In a nutshell, *robots.txt* is a plain text file that’s stored in a website’s main directory. Its function is to give instructions to search engine crawlers before they explore and index your website’s pages.

In order to understand *robots.txt*, you need to know a bit about [search engine crawlers](https://searchmicroservices.techtarget.com/definition/crawler). These are programs (or ‘bots’) that visit websites to learn about their content. How crawlers index your site’s pages determines whether they end up on SERPs (and how highly they rank).

When a search engine crawler arrives at a website, the first thing it does is check for a *robots.txt* file in the site’s main directory. If it finds one, it will take note of the instructions listed within, and follow them when exploring the site.

If there isn’t a *robots.txt* file, the bot will simply crawl and index the entire site (or as much of the site as it can find). This isn’t always a problem, but there *are* several situations in which it could prove harmful to your site and its SEO.

## Why *robots.txt* Matters for SEO

One of the most common uses of *robots.txt* is to hide website content from search engines. This is also referred to as ‘disallowing’ bots from crawling certain pages. There are a few reasons you may want to do that.

The first reason is to protect your SERP rankings.
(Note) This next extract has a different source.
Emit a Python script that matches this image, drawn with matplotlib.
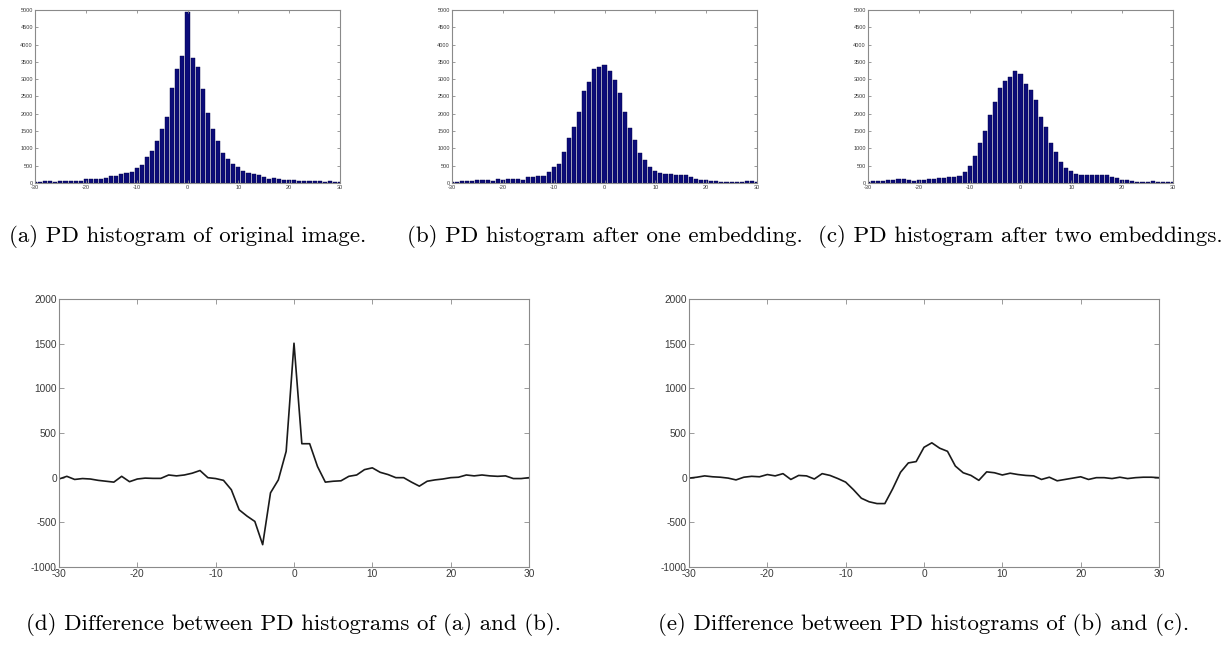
import numpy as np
import matplotlib
matplotlib.use("Agg")
import matplotlib.pyplot as plt

plt.rcParams['axes.unicode_minus'] = False
plt.rcParams['font.family'] = ['Liberation Sans', 'DejaVu Sans']

# bin positions of the pixel-difference histograms
bins = list(range(-30, 31))

# (a) original image
hist_a = [40, 40, 45, 45, 40, 45, 50, 70, 60, 70,
          110, 110, 110, 130, 150, 200, 200, 250, 290, 320,
          440, 530, 760, 920, 1200, 1560, 1920, 2740, 3290, 3660,
          4930,
          3620, 3360, 2720, 2020, 1560, 1200, 880, 690, 560, 450,
          360, 290, 260, 220, 170, 130, 140, 110, 90, 80,
          80, 70, 60, 60, 60, 50, 40, 60, 40, 40]

# (b) after one embedding
hist_b = [40, 40, 55, 60, 60, 75, 85, 100, 50, 110,
          100, 110, 110, 120, 100, 170, 170, 200, 210, 320,
          450, 560, 900, 1290, 1630, 2050, 2670, 2910, 3300, 3360,
          3420,
          3240, 2990, 2600, 2060, 1600, 1230, 860, 660, 460, 340,
          300, 260, 250, 230, 230, 220, 170, 130, 100, 80,
          70, 50, 40, 40, 40, 40, 30, 50, 50, 40]

# (c) after two embeddings
hist_c = [40, 50, 50, 60, 80, 90, 110, 110, 100, 70,
          100, 90, 110, 130, 140, 150, 180, 180, 210, 330,
          490, 770, 1160, 1500, 1960, 2350, 2750, 2950, 3070, 3250,
          3150,
          2870, 2700, 2390, 1920, 1620, 1170, 900, 600, 420, 360,
          250, 240, 240, 230, 230, 230, 220, 160, 140, 100,
          80, 50, 40, 40, 40, 50, 40, 40, 40, 40]

# (d) difference a - b
diff_d = [-15, 15, -20, -10, -15, -30, -40, -50, 15, -45,
          -15, -5, -8, -8, 30, 20, 30, 50, 80, 0,
          -10, -30, -135, -360, -430, -490, -750, -170, -25, 295,
          1505,
          380, 380, 125, -50, -40, -35, 15, 30, 90, 110,
          60, 35, 0, 0, -50, -95, -40, -25, -15, 0,
          5, 30, 20, 30, 20, 15, 20, -10, -10, 0]

# (e) difference b - c
diff_e = [-5, 5, 20, 10, 5, -5, -25, 5, 15, 10,
          35, 20, 45, -20, 25, 20, -15, 45, 25, -10,
          -50, -135, -230, -270, -290, -290, -125, 60, 165, 180,
          340,
          390, 330, 295, 130, 55, 25, -30, 65, 55, 30,
          50, 35, 25, 20, -20, 5, -35, -20, -5, 10,
          -20, 0, 0, -10, 5, -10, 0, 5, 5, 0]

hist_captions = ['(a) PD histogram of original image.',
                 '(b) PD histogram after one embedding.',
                 '(c) PD histogram after two embeddings.']
diff_captions = ['(d) Difference between PD histograms of (a) and (b).',
                 '(e) Difference between PD histograms of (b) and (c).']

W, H = 1223, 646
fig = plt.figure(figsize=(W / 100, H / 100), dpi=100)


def px_axes(x0, y0, x1, y1):
    return fig.add_axes([x0 / W, 1 - y1 / H, (x1 - x0) / W, (y1 - y0) / H])


def matlab_style(ax, fs, ticklen):
    for s in ax.spines.values():
        s.set_color('#8a8a8a')
        s.set_linewidth(0.8)
    ax.tick_params(direction='in', top=True, right=True, length=ticklen,
                   width=0.6, color='#8a8a8a', labelsize=fs,
                   labelcolor='#3a3a3a', pad=1.5)


hist_boxes = [(35, 10, 340, 183), (452, 10, 757, 183), (868, 10, 1173, 183)]
for box, vals, cap in zip(hist_boxes, [hist_a, hist_b, hist_c], hist_captions):
    ax = px_axes(*box)
    ax.bar(bins, vals, width=0.8, color='#0c0c7a', edgecolor='#000044', linewidth=0.3)
    ax.set_xlim(-30, 30)
    ax.set_ylim(0, 5000)
    ax.set_xticks(range(-30, 31, 10))
    ax.set_yticks(range(0, 5001, 500))
    matlab_style(ax, 4, 2)
    fig.text((box[0] + box[2]) / 2 / W, 1 - 237 / H, cap, ha='center', va='center',
             family='cmr10', fontsize=16.5)

diff_boxes = [(59, 299, 529, 567), (689, 299, 1159, 567)]
for box, vals, cap in zip(diff_boxes, [diff_d, diff_e], diff_captions):
    ax = px_axes(*box)
    ax.plot(bins, vals, color='#1a1a1a', linewidth=1.2)
    ax.set_xlim(-30, 30)
    ax.set_ylim(-1000, 2000)
    ax.set_xticks(range(-30, 31, 10))
    ax.set_yticks(range(-1000, 2001, 500))
    matlab_style(ax, 7.3, 3.5)
    fig.text((box[0] + box[2]) / 2 / W, 1 - 625 / H, cap, ha='center', va='center',
             family='cmr10', fontsize=16.5)

fig.savefig('out.png', dpi=100)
Duplicate content [tends to confuse search engine crawlers](https://moz.com/learn/seo/duplicate-content) since they can’t list all the copies on SERPs and therefore have to choose which version to prioritize. This can lead to your content competing with itself for top rankings, which is counterproductive.

Another reason you may want to hide content from search engines is to keep them from displaying sections of your website that you want to keep private – such as your staging area or private members-only forums. Encountering these pages can be confusing for users, and it can pull traffic away from the rest of your site.
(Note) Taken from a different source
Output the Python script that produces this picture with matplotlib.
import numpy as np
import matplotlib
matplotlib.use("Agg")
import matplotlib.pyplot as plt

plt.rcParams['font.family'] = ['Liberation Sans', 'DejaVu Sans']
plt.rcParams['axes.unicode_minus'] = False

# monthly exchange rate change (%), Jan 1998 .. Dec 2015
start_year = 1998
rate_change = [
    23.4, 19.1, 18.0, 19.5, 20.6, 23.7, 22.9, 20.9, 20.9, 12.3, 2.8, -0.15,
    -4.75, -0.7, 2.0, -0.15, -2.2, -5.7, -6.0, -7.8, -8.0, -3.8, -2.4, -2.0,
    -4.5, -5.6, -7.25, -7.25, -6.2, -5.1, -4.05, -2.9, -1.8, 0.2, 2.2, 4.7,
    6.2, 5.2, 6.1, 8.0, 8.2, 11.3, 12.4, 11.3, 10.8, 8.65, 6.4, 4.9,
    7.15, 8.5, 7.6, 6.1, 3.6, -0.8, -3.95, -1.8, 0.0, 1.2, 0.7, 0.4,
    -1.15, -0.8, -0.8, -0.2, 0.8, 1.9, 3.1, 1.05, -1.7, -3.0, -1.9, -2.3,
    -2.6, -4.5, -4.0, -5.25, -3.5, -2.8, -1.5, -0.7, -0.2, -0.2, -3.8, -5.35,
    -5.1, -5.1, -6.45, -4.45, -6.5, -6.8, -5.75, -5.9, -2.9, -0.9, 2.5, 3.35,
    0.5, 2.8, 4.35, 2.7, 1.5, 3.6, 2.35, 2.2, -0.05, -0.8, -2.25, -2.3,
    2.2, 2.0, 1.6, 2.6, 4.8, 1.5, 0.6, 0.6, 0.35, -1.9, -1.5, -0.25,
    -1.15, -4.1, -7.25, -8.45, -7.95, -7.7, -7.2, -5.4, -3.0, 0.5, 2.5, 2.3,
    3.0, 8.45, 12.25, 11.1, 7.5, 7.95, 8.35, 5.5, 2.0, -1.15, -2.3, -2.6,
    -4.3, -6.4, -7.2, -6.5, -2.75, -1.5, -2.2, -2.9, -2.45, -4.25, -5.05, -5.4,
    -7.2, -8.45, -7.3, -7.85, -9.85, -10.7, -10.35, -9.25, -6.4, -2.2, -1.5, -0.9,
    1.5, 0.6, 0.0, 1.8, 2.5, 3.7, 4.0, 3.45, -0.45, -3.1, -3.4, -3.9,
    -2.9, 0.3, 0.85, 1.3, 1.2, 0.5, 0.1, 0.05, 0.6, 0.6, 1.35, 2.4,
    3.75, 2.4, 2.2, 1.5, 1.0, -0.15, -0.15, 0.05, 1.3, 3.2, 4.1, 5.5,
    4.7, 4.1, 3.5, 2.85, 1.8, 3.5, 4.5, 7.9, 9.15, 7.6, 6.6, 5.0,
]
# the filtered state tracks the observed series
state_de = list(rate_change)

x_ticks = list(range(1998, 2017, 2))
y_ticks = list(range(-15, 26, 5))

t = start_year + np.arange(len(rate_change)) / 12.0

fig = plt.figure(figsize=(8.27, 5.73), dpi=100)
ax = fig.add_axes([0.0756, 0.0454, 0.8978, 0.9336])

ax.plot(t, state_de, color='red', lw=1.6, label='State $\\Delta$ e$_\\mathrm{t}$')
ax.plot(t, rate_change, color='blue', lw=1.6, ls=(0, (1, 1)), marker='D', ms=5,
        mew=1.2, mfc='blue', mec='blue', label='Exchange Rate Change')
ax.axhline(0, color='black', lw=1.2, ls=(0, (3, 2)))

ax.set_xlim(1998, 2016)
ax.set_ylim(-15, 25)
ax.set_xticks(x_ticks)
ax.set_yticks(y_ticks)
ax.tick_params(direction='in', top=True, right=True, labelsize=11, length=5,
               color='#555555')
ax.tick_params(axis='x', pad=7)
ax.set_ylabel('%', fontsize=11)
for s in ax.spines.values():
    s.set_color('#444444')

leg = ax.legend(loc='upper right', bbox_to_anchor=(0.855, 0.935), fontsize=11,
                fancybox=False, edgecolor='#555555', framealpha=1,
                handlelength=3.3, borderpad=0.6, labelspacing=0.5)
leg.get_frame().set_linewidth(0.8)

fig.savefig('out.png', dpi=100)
In addition to disallowing bots from exploring certain areas of your site, you can also specify a ‘crawl delay’ in your *robots.txt* file. This will prevent [server overloads caused by bots](https://www.semrush.com/blog/crawlability-issues/) loading and crawling multiple pages on your site at once. It can also cut down on *Connection timed out* errors, which can be very frustrating for your users.

## How to Create and Edit *robots.txt* in WordPress (In 3 Steps)
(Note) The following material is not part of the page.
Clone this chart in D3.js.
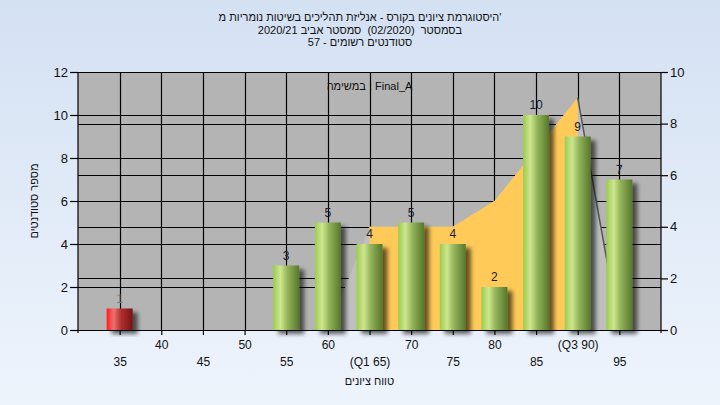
<!DOCTYPE html>
<html>
<head>
<meta charset="utf-8">
<script src="https://cdn.jsdelivr.net/npm/d3@7/dist/d3.min.js"></script>
<style>
  html, body { margin: 0; padding: 0; }
  body { width: 720px; height: 405px; overflow: hidden; }
  text { font-family: "Liberation Sans", Arial, sans-serif; white-space: pre; }
</style>
</head>
<body>
<svg id="chart" width="720" height="405"></svg>
<script>
// ---- data ----
const categories = ["35","40","45","50","55","60","65","70","75","80","85","90","95"];
const tickLabels = ["35","40","45","50","55","60","(Q1 65)","70","75","80","85","(Q3 90)","95"];
const counts = [1,0,0,0,3,5,4,5,4,2,10,9,7];
const areaValues = [null,null,null,null,null,0,4,4,4,5,7,9,0];
const q1Category = "65";
const q3Category = "90";
const passGrade = 55;
const titleLines = [
  "היסטוגרמת ציונים בקורס - אנליזת תהליכים בשיטות נומריות מ'",
  "בסמסטר  (02/2020)  סמסטר אביב 2020/21",
  "סטודנטים רשומים - 57"
];
const innerLabel = "במשימה : Final_A";
const xTitle = "טווח ציונים";
const yTitle = "מספר סטודנטים";
const leftTicks = [0,2,4,6,8,10,12];
const rightTicks = [0,2,4,6,8,10];

// ---- layout ----
const svg = d3.select("#chart");
const L = 78, R = 661, T = 72, B = 330;

const defs = svg.append("defs");
const bg = defs.append("linearGradient").attr("id","bg").attr("x1",0).attr("y1",0).attr("x2",0).attr("y2",1);
bg.append("stop").attr("offset","0%").attr("stop-color","#d4e1f3");
bg.append("stop").attr("offset","100%").attr("stop-color","#eef4fc");

function cyl(id, c0, c1, c2, c3) {
  const g = defs.append("linearGradient").attr("id", id).attr("x1",0).attr("y1",0).attr("x2",1).attr("y2",0);
  g.append("stop").attr("offset","0%").attr("stop-color",c0);
  g.append("stop").attr("offset","28%").attr("stop-color",c1);
  g.append("stop").attr("offset","55%").attr("stop-color",c2);
  g.append("stop").attr("offset","100%").attr("stop-color",c3);
}
cyl("gGreen", "#9ccb4c", "#cde68f", "#93b35a", "#56772b");
cyl("gRed", "#ff1e1e", "#ee7070", "#b03030", "#7a1212");

const f = defs.append("filter").attr("id","shadow").attr("x","-30%").attr("y","-30%").attr("width","180%").attr("height","160%");
f.append("feGaussianBlur").attr("in","SourceAlpha").attr("stdDeviation",2).attr("result","b");
f.append("feOffset").attr("in","b").attr("dx",5).attr("dy",4).attr("result","o");
f.append("feComponentTransfer").attr("in","o").attr("result","s")
  .append("feFuncA").attr("type","linear").attr("slope",0.6);
const m = f.append("feMerge");
m.append("feMergeNode").attr("in","s");
m.append("feMergeNode").attr("in","SourceGraphic");

svg.append("rect").attr("width",720).attr("height",405).attr("fill","url(#bg)");

// scales
const x = d3.scalePoint().domain(categories).range([L, R]).padding(1);
const yL = d3.scaleLinear().domain([0,12]).range([B, T]);
const yR = d3.scaleLinear().domain([0,10]).range([B, T]);

// plot background
svg.append("rect").attr("x",L).attr("y",T).attr("width",R-L).attr("height",B-T).attr("fill","#b4b4b4");

// gridlines
const grid = svg.append("g").attr("stroke","#000").attr("stroke-width",1.2);
leftTicks.forEach(v => grid.append("line").attr("x1",L).attr("x2",R).attr("y1",Math.round(yL(v))+0.5).attr("y2",Math.round(yL(v))+0.5));
rightTicks.forEach(v => grid.append("line").attr("x1",L).attr("x2",R).attr("y1",Math.round(yR(v))+0.5).attr("y2",Math.round(yR(v))+0.5));
categories.forEach(c => grid.append("line").attr("x1",Math.round(x(c))+0.5).attr("x2",Math.round(x(c))+0.5).attr("y1",T).attr("y2",B));

// area series
const pts = categories.map((c,i) => ({c, v: areaValues[i]})).filter(d => d.v !== null);
const area = d3.area().x(d => x(d.c)).y0(yR(0)).y1(d => yR(d.v));
svg.append("path").datum(pts).attr("d", area).attr("fill","#bfbfbf");
const i1 = categories.indexOf(q1Category), i3 = categories.indexOf(q3Category);
const mid = pts.filter(d => categories.indexOf(d.c) >= i1 && categories.indexOf(d.c) <= i3);
svg.append("path").datum(mid).attr("d", area).attr("fill","#ffca58");
const tail = pts.filter(d => categories.indexOf(d.c) >= i3);
svg.append("path").datum(tail).attr("d", d3.line().x(d => x(d.c)).y(d => yR(d.v)))
  .attr("fill","none").attr("stroke","#555").attr("stroke-width",1.5);

// bars
const bw = 26;
const bars = categories.map((c,i) => ({c, v: counts[i]})).filter(d => d.v > 0);
svg.append("g").selectAll("rect").data(bars).join("rect")
  .attr("x", d => x(d.c) - bw/2)
  .attr("y", d => yL(d.v))
  .attr("width", bw)
  .attr("height", d => yL(0) - yL(d.v))
  .attr("fill", d => (+d.c < passGrade) ? "url(#gRed)" : "url(#gGreen)")
  .attr("filter","url(#shadow)");

// value labels
svg.append("g").selectAll("text").data(bars).join("text")
  .attr("x", d => x(d.c))
  .attr("y", d => yL(d.v) - 6)
  .attr("text-anchor","middle")
  .attr("font-size",12)
  .attr("fill", d => (+d.c < passGrade) ? "#6d7f96" : "#1a1a2a")
  .text(d => d.v);

// axes
const axL = svg.append("g").attr("transform",`translate(${L},0)`)
  .call(d3.axisLeft(yL).tickValues(leftTicks).tickSize(8).tickPadding(2));
const axR = svg.append("g").attr("transform",`translate(${R},0)`)
  .call(d3.axisRight(yR).tickValues(rightTicks).tickSize(7).tickPadding(2));
[axL, axR].forEach(a => {
  a.select(".domain").attr("stroke","#000").attr("stroke-width",1.2);
  a.selectAll(".tick line").attr("stroke","#000").attr("stroke-width",1.2);
  a.selectAll(".tick text").attr("font-size",13).attr("fill","#111").attr("font-family","Liberation Sans, Arial, sans-serif");
});
axL.select(".domain").attr("d", `M0,${T}V${B+3}`);
axR.select(".domain").attr("d", `M0,${T}V${B+3}`);

const axB = svg.append("g").attr("transform",`translate(0,${B})`)
  .call(d3.axisBottom(x).tickSize(5).tickSizeOuter(0).tickFormat((d,i) => tickLabels[i]));
axB.select(".domain").attr("stroke","#000").attr("stroke-width",1.2).attr("d", `M${L},0.5H${R}`);
axB.selectAll(".tick line").attr("stroke","#000").attr("stroke-width",1.2);
axB.selectAll(".tick text")
  .attr("font-size",12).attr("fill","#111").attr("font-family","Liberation Sans, Arial, sans-serif")
  .attr("dy",null)
  .attr("y",(d,i) => i % 2 === 1 ? 19 : 36);

// titles
svg.append("g").selectAll("text").data(titleLines).join("text")
  .attr("x",360).attr("y",(d,i) => 21 + i*12.5)
  .attr("text-anchor","middle")
  .attr("font-size",11).attr("fill","#111")
  .text(d => d);

svg.append("text").attr("x",(L+R)/2).attr("y",90)
  .attr("text-anchor","middle")
  .attr("font-size",11).attr("fill","#111").text(innerLabel);

svg.append("text").attr("x",(L+R)/2).attr("y",385)
  .attr("text-anchor","middle")
  .attr("font-size",11).attr("fill","#111").text(xTitle);

svg.append("text").attr("transform","translate(38,201) rotate(-90)")
  .attr("text-anchor","middle")
  .attr("font-size",11).attr("fill","#111").text(yTitle);
</script>
</body>
</html>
Fortunately, the [Yoast SEO](https://wordpress.org/plugins/wordpress-seo/) plugin makes it easy to create and edit your WordPress site’s *robots.txt* file. The steps below will assume that you have already [installed and activated Yoast SEO](https://yoast.com/beginners-guide-yoast-seo/) on your site.

### Step 1: Access the Yoast SEO File Editor

One way to create or edit your *robots.txt* file is by using Yoast’s File Editor tool. To access it, visit your WordPress admin dashboard and navigate to *Yoast SEO > Tools* in the sidebar:

![Selecting the Yoast Tools option in the WordPress admin sidebar.](/blog/images/2019/07/yoast-tools-1-e1555521503883.png)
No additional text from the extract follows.